# Salad dressing separation after freezing



## texasjoe (Aug 12, 2009)

I bought some Ranch dressing in a bag and decided to freeze it. After thawing the oil separated and came to the top with the solids collecting at the bottom. I tried adding an egg yolk in a blender, but it still separated. Is there anything I can do to get the dressing back to it's original consistentcy?


----------



## Andy M. (Aug 12, 2009)

Not sure if this will work.  

Drain off the oil and put the rest into a blender.  Then, with the blender running, pour the oil into the blender in a very slow drizzle.


----------



## texasjoe (Aug 13, 2009)

That worked great.
Thank You very much for you help!


----------



## Andy M. (Aug 13, 2009)

I'm glad it worked.  Just remember that freezing emulsions is not a good idea.


----------



## Antiguadreams (Aug 15, 2009)

personally, if it assembled once correctly and seperated, and its not hollandaise or mayonaise...

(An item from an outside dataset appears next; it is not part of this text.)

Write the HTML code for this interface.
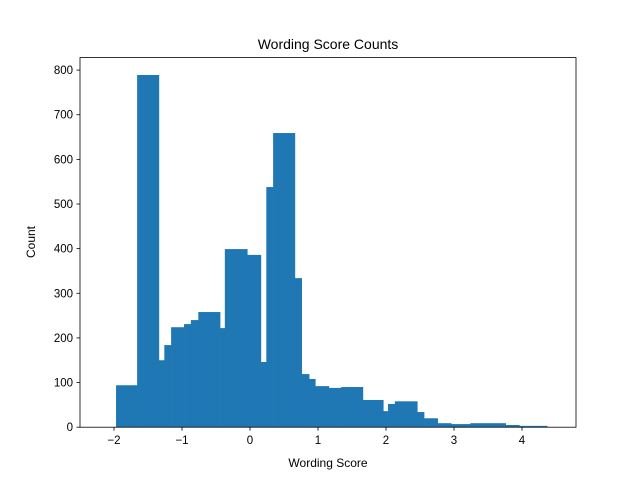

I'd whip out my stick blender, pour it into a tall container suited for the blender, and just pulse it.  it'll get back in line.  I'd do this for a typical emulsion type mix such as a vinegrette...something creamy with egg/oil mix won't help.

it might save the ranch, though. have to try to see if it'll work with blending, or if you absolutely need to seperate and re-add the oil as if you were making mayo. A spot on technique though.    definately a good way to make sure it gets integrated.


----------